Wednesday, September 5, 2007

Escalating conflict

Today we introduced the idea of escalating conflict.

Conflict occurs because we have a character with a goal and something gets in the way of that goal.

In order to keep the audience's attention, we need to start the conflict out small and make it larger as the story progresses. We need to escalate it. I gave the example of Die Hard where Bruce Willis destroys a helicopter at the beginning of the movie and destroys an F-16 fighter jet at the end. The jet is a bigger menace than a helicopter, therefore, Bruce needs to face it after he faces the helicopter.
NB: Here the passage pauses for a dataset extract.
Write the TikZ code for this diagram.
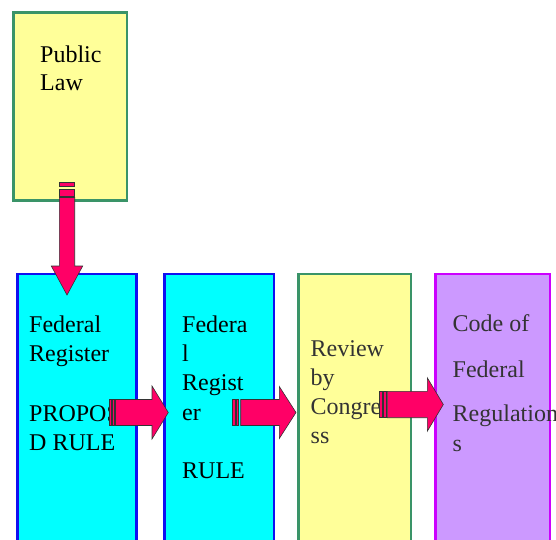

We watched "Billy's Balloon" to see how Don Hertzfeldt escalated the conflict. He started with one kid being beaten up by a balloon, escalated it to the kid being dragged up into the sky and dropped, and then to seeing another kid being dragged up by a balloon to be hit by a passing jetliner. Then we saw more balloons attacking more kids until the entire screen was filled with the mayhem.

The conflict escalated. However, the conflict was limited because there was only one active character: the balloon.

To see what happens when two active characters come into conflict, we watched "Parking," by Bill Plimpton, where a plant tries to destroy a parking lot while the parking lot's owner tries to stop it.

The parking lot owner begins by merely pulling the plant out of the ground. But then he uses a mower, then a jackhammer and metal plate, then a cannon, then dynamite. He starts small and gets bigger. The plant reacts in the same way, each time sending back larger counter attacks: first in bug poop, then flying screws, then the cannon ball, then the dynamite.

The conflict HAS to escalate, otherwise, the audience loses interest.



The schema above shows how the basic story structure goes. The protagonist makes an attempt at reaching the goal, but the antagonist stops him/her. So the protagonist makes an even larger attempt at reaching the goal, thus, the conflict between the protagonist and antagonist is larger. Finally the protagonist puts his/her absolute all into achieving the goal, resulting in the largest conflict with the antagonist. In the last event we see whether the protagonist is successful at overcoming the antagonist and reaching the goal.

We also saw in "Parking," that the two contesting characters must reach a "point of no return" in order to really invest the audience in their conflict. It has to be an all or nothing affair, win or lose, no backing out. Otherwise we've limited the effect of the conflict.